Douthat’s role in the right-wing nut ecosystem is to take some of the dumber
talking points and goals of the right and putting a pseudo-intellectual spin on
them. This being the era of Donald Trump, he has to apply himself to the
unenviable task of pushing the idea that Hannity was stabbing at, that
conservative Islam is fundamentally nasty and irredeemable, while simultaneously
maintaining the belief that fundamentalist Christianity is a benign force of
good.
Douthat
uses a few more five dollar words, but his basic strategy is the same as
Hannity’s: Simply pretend that conservative Christianity means no harm to
anyone, a task that requires not only ignoring the facts but ignoring his own
opinions. The easiest way to do this, of course, is to launch strawman
arguments against liberals, preferably in the most sneering way possible.
Liberals
“assume that all religious ideas are arbitrary” he argues. “Instead of a
life-changing, obedience-demanding revelation of the Absolute, its modernized
Islam would be Unitarianism with prayer rugs and Middle Eastern kitsch – one
more sigil in the COEXIST bumper sticker, one more office in the multicultural
student center, one more client group in the left-wing coalition.”
You can
really feel the hands slapping khaki-clad conservative thighs in delight. Those
stickers sure are annoying!
But the
underlying meaning behind the weak attempt at humor is just more Douthat-esque
nonsense about how depth of spiritual meaning must be inversely proportional to
willingness to treat your fellow human beings with decency. You get the feeling
that it’s not really Islam that’s he’s really try to defend here against those
dastardly liberals. Why else so angry at Unitarians, unless their existence
offends you by suggesting that one does not need to hate women and fear
modernity in order to be religious?
Indeed,
he gets more explicit about using his Islam cloak in order to complain about
those meanie liberals and their anti-theocratic mission. “Devout Muslims
watching current Western debates, for instance, might notice that some of the
same cosmopolitan liberals who think of themselves as Benevolent Foes of Islamophobia
are also convinced that many conservative Christians are dangerous
crypto-theocrats whose institutions and liberties must give way whenever they
conflict with liberalism’s vision of enlightenment,” he smugly writes.
It’s a
slightly more sophisticated gotcha game with the liberals than Hannity was
playing, but the aim is the same: Trying to imply that liberals have some
double standard wherein they believe that Christian theocracy is wrong but that
Islamic theocracy is awesome. Except that Hannity casts the imaginary
pro-sharia liberals are hypocrites, but Douthat instead thinks they are fools,
people too stupid to understand that Islamic fundamentalism is no more
benevolent than Christian fundamentalism.
At this
point, it would be nice if conservatives would actually start bothering to
quote liberals, just once, that both oppose Christian theocratic measures like
bans on abortion or gay marriage while simultaneously claiming to be cool with,
say, mandating that all American women wear the hijab.
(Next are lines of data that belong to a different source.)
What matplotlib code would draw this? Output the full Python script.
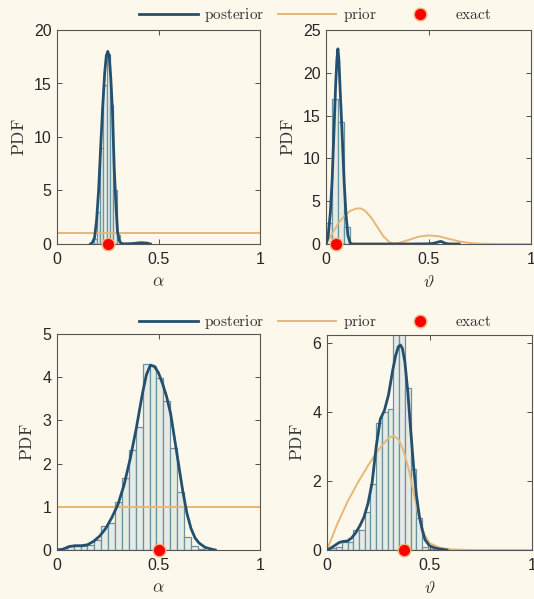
import numpy as np
import matplotlib
matplotlib.use("Agg")
import matplotlib.pyplot as plt

plt.rcParams["font.family"] = ["Liberation Sans", "DejaVu Sans"]
plt.rcParams["mathtext.fontset"] = "cm"

# ---- case 1 (top row) ----
a1_edges = [0.180, 0.196, 0.213, 0.229, 0.246, 0.262, 0.278, 0.295, 0.311]
a1_hist = [0.5, 3.0, 9.0, 14.9, 17.8, 13.0, 5.0, 0.8]
a1_x = [0.165, 0.175, 0.185, 0.195, 0.205, 0.215, 0.225, 0.235, 0.243, 0.250, 0.257,
        0.265, 0.273, 0.282, 0.290, 0.298, 0.306, 0.315, 0.325, 0.34, 0.36, 0.38,
        0.40, 0.415, 0.43, 0.445, 0.46]
a1_pdf = [0, 0.15, 0.6, 2.2, 5.0, 9.0, 12.8, 16.0, 17.6, 18.0, 17.6,
          15.5, 12.5, 7.0, 3.8, 1.2, 0.35, 0.08, 0.02, 0.02, 0.03, 0.05,
          0.1, 0.12, 0.1, 0.08, 0.0]
a1_prior_x = [0, 1]
a1_prior = [1, 1]
a1_exact = 0.25

t1_edges = [0.0, 0.029, 0.058, 0.087, 0.116]
t1_hist = [2.5, 16.9, 14.3, 2.0]
t1_x = [0, 0.01, 0.021, 0.03, 0.039, 0.047, 0.053, 0.058, 0.063, 0.069, 0.078, 0.088,
        0.097, 0.107, 0.118, 0.13, 0.2, 0.3, 0.4, 0.5, 0.525, 0.545, 0.56, 0.57,
        0.58, 0.6, 0.65]
t1_pdf = [0, 0.8, 3.6, 7.5, 13.3, 18.5, 21.5, 22.8, 21.5, 18.0, 13.3, 7.5,
          3.6, 1.0, 0.1, 0, 0, 0, 0, 0.02, 0.08, 0.22, 0.3, 0.22,
          0.08, 0.01, 0]
t1_prior_x = [0, 0.03, 0.06, 0.09, 0.12, 0.15, 0.17, 0.19, 0.22, 0.25, 0.28, 0.31,
              0.33, 0.36, 0.40, 0.45, 0.50, 0.55, 0.60, 0.65, 0.70, 0.75, 0.80,
              0.85, 1.0]
t1_prior = [0, 1.2, 2.4, 3.3, 3.9, 4.15, 4.15, 3.9, 3.1, 2.0, 0.9, 0.2,
            0.05, 0.15, 0.45, 0.85, 1.0, 0.9, 0.6, 0.3, 0.12, 0.04, 0.01,
            0, 0]
t1_exact = 0.05

# ---- case 2 (bottom row) ----
a2_edges = [0.048, 0.082, 0.116, 0.150, 0.184, 0.218, 0.252, 0.286, 0.320, 0.354,
            0.388, 0.422, 0.456, 0.490, 0.524, 0.558, 0.592, 0.626, 0.660, 0.694,
            0.728]
a2_hist = [0.1, 0.1, 0.1, 0.12, 0.23, 0.56, 0.62, 1.12, 1.67, 2.31,
           2.85, 4.31, 4.25, 3.98, 3.46, 2.37, 1.35, 0.31, 0.1, 0.03]
a2_x = [0, 0.03, 0.06, 0.09, 0.12, 0.15, 0.18, 0.21, 0.24, 0.27, 0.30, 0.33, 0.36,
        0.39, 0.42, 0.44, 0.46, 0.48, 0.50, 0.52, 0.54, 0.56, 0.58, 0.60, 0.62,
        0.64, 0.66, 0.68, 0.70, 0.73, 0.76, 0.78]
a2_pdf = [0, 0.02, 0.08, 0.1, 0.1, 0.12, 0.2, 0.32, 0.5, 0.75, 1.05, 1.5, 2.1,
          2.8, 3.6, 4.05, 4.28, 4.25, 4.1, 3.85, 3.55, 3.15, 2.55, 1.95, 1.35,
          0.85, 0.5, 0.28, 0.16, 0.06, 0.02, 0]
a2_prior_x = [0, 1]
a2_prior = [1, 1]
a2_exact = 0.5

t2_edges = [0.016, 0.044, 0.072, 0.100, 0.128, 0.156, 0.184, 0.212, 0.240, 0.268,
            0.296, 0.324, 0.352, 0.380, 0.408, 0.436, 0.464, 0.492, 0.520]
t2_hist = [0.05, 0.1, 0.22, 0.24, 0.58, 0.58, 1.11, 1.93, 3.69, 4.0,
           4.1, 6.4, 6.3, 4.7, 2.34, 0.92, 0.1, 0.03]
t2_x = [0, 0.02, 0.04, 0.06, 0.08, 0.10, 0.12, 0.14, 0.16, 0.18, 0.20, 0.22, 0.24,
        0.26, 0.28, 0.30, 0.32, 0.335, 0.348, 0.358, 0.368, 0.38, 0.394, 0.408,
        0.422, 0.436, 0.45, 0.464, 0.478, 0.50, 0.53, 0.56, 0.585]
t2_pdf = [0, 0.06, 0.14, 0.22, 0.25, 0.26, 0.35, 0.5, 0.7, 0.95, 1.35, 1.95, 3.0,
          3.8, 4.05, 4.5, 5.2, 5.65, 5.9, 5.95, 5.85, 5.45, 4.6, 3.5,
          2.45, 1.6, 1.0, 0.6, 0.3, 0.12, 0.05, 0.02, 0]
t2_prior_x = [0, 0.05, 0.1, 0.15, 0.2, 0.25, 0.3, 0.325, 0.35, 0.375, 0.4, 0.425,
              0.45, 0.475, 0.5, 0.55, 0.6, 0.7, 1.0]
t2_prior = [0, 0.75, 1.4, 1.95, 2.45, 2.9, 3.25, 3.32, 3.2, 2.85, 2.3, 1.6,
            0.9, 0.45, 0.2, 0.07, 0.02, 0, 0]
t2_exact = 0.375

bg = "#FDF8EC"
c_post = "#24506E"
c_prior = "#E5B877"
c_bar_edge = "#6A93A2"
c_bar_face = "#E6EBE4"

fig = plt.figure(figsize=(5.34, 5.99), dpi=100, facecolor=bg)

W, H = 534, 599
def box(x0, x1, ytop, ybot):
    return [x0 / W, 1 - ybot / H, (x1 - x0) / W, (ybot - ytop) / H]

panels = [
    (box(57, 260, 30, 244), a1_edges, a1_hist, a1_x, a1_pdf, a1_prior_x, a1_prior, a1_exact,
     r"$\alpha$", 20, [0, 5, 10, 15, 20]),
    (box(326, 531, 30, 244), t1_edges, t1_hist, t1_x, t1_pdf, t1_prior_x, t1_prior, t1_exact,
     r"$\vartheta$", 25, [0, 5, 10, 15, 20, 25]),
    (box(57, 260, 334, 550), a2_edges, a2_hist, a2_x, a2_pdf, a2_prior_x, a2_prior, a2_exact,
     r"$\alpha$", 5, [0, 1, 2, 3, 4, 5]),
    (box(327, 532, 335, 550), t2_edges, t2_hist, t2_x, t2_pdf, t2_prior_x, t2_prior, t2_exact,
     r"$\vartheta$", 6.24, [0, 2, 4, 6]),
]

handles = None
for rect, edges, hist, x, pdf, px, prior, exact, xlab, ytop, yt in panels:
    ax = fig.add_axes(rect)
    ax.set_facecolor(bg)
    ax.bar(edges[:-1], hist, width=np.diff(edges), align="edge",
           facecolor=c_bar_face, edgecolor=c_bar_edge, linewidth=0.9, zorder=1)
    lp, = ax.plot(px, prior, color=c_prior, lw=1.4, zorder=2)
    lk, = ax.plot(x, pdf, color=c_post, lw=2.0, zorder=3)
    le, = ax.plot([exact], [0], "o", ms=9, mfc="#FF0000", mec="#F2B27A", mew=1.0,
                  clip_on=False, zorder=5, linestyle="none")
    handles = [lk, lp, le]
    ax.set_xlim(0, 1)
    ax.set_ylim(0, ytop)
    ax.set_xticks([0, 0.5, 1])
    ax.set_xticklabels(["0", "0.5", "1"])
    ax.set_yticks(yt)
    ax.tick_params(direction="in", length=3.5, width=0.7, labelsize=11.5,
                   colors="#4d4d4d", labelcolor="#262626", top=True, right=True)
    ax.tick_params(axis="x", pad=6)
    ax.tick_params(axis="y", pad=4)
    for s in ax.spines.values():
        s.set_color("#555555")
        s.set_linewidth(0.8)
    ax.set_xlabel(xlab, fontsize=12.5, color="#333333", labelpad=5)
    ax.set_ylabel(r"$\mathrm{PDF}$", fontsize=12.5, color="#333333", labelpad=5)

labels = [r"$\mathrm{posterior}$", r"$\mathrm{prior}$", r"$\mathrm{exact}$"]
for yc in (1 - 15 / H, 1 - 322 / H):
    fig.legend(handles, labels, loc="center", bbox_to_anchor=(0.59, yc), ncol=3,
               frameon=False, fontsize=11, handlelength=3.85, handletextpad=0.4,
               columnspacing=0.9, labelcolor="#333333")

fig.savefig("out.png", dpi=100, facecolor=bg)
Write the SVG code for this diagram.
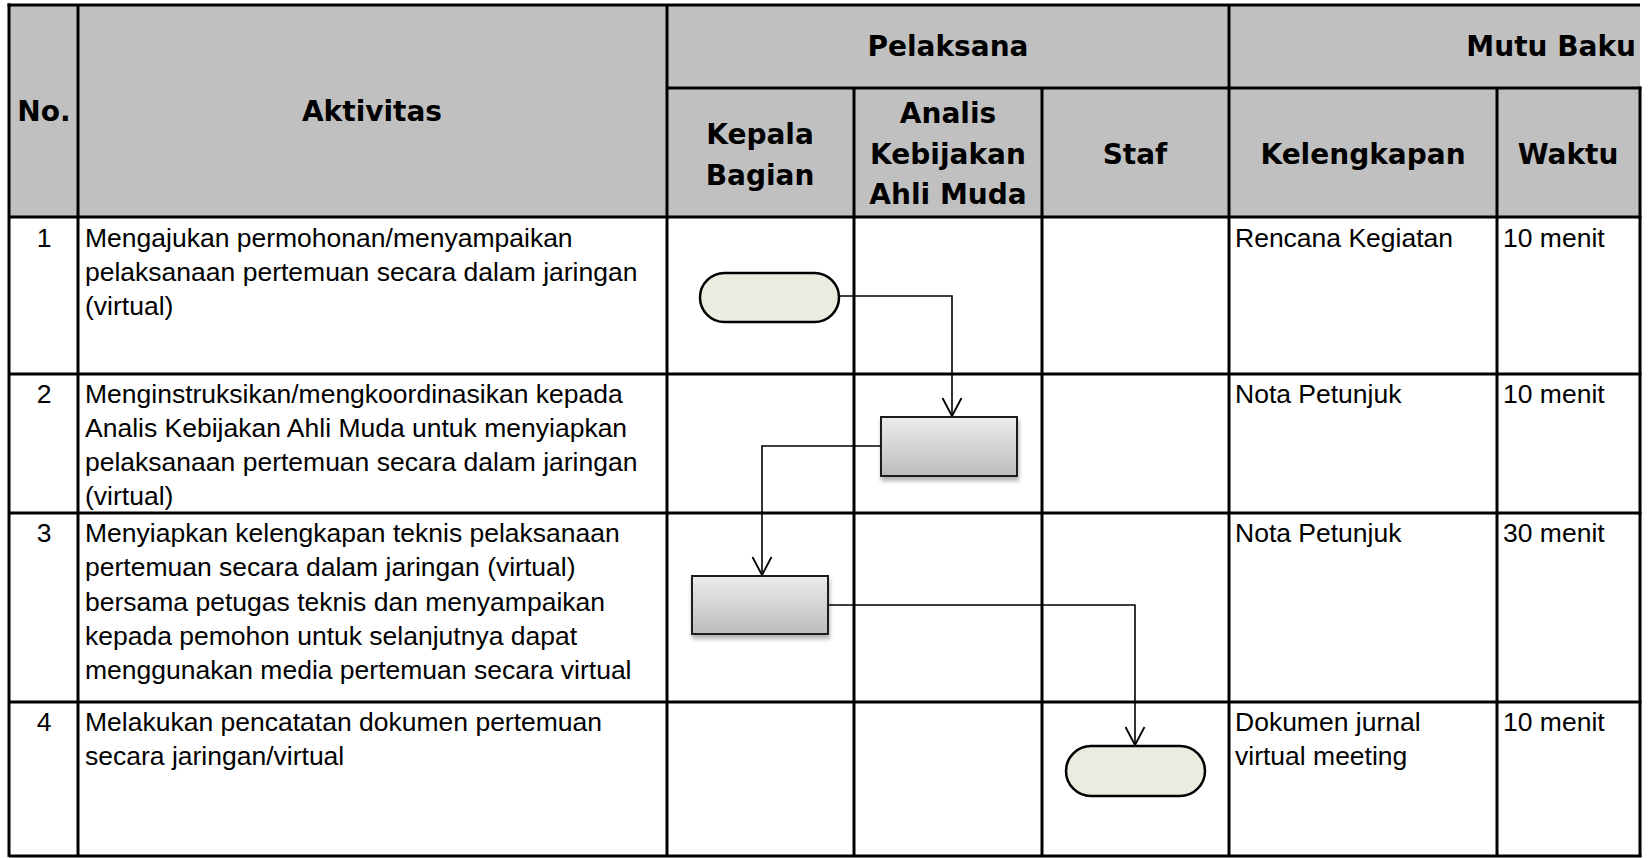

You’d think, since
conservatives from Hannity to Douthat seem to believe said liberals exist, they
could produce at least one for evidence.
Of
course, Douthat is projecting here. It’s not really liberals who feel some complicated sympathy for Islamic theocrats
here. It’s Douthat whose theocratic longings come across loud and clear,
especially when he whines that conservative Christians “are wrestling with
whether their own faith is compatible with the direction of modern liberalism,
or whether Christianity needs to enter a kind of internal exile in the West.”
You’d
think someone who is so fond of claiming to have found a middle path might suggest
such a thing to his fellow Christians: You don’t have to live in exile, but
maybe you could lay off trying to force everyone else to follow your religion’s
illiberal dogma. But to Douthat, being unable to, say, force a stranger to have
a baby against her will is the equivalent of living in exile. Minding your own
business is too painful a prospect for him to bear.
Which
is why his condescending lecture to Muslims on how to deal with their supposed
dilemma of living in the modern world is especially entertaining in the lacking
self-awareness department. “In this landscape of options, the clearest model
for Islam’s transition to modernity might lie in American evangelicalism,” he
writes, no doubt while stroking his own beard with pleasure at his supposed insight
into this. But, he warns, “it has to set aside the sword.” Cue scary music.
Oh
yeah, and pick up the sword yourself by pushing a “clash of civilizations”
narrative wherein you angle for a religion-inflected war between your nation
and one dominated by a faith that you disapprove of.
How,
exactly, is that modern? Sure, they haven’t gotten as far as the Islamic
fundamentalists in Iran or Saudi Arabia, but that’s likely due more to external
checks on their power than because of a willing embrace of modernity. A true
compromise modernity wouldn’t look anything like this, but would, in fact, look
closer to the way that most conservative Muslims in the U.S. live: By following
their faith in private but not trying to impose it on others. Perhaps Douthat
should lay off the lectures and instead listen to people who are already
handling this conflict far better than he ever could.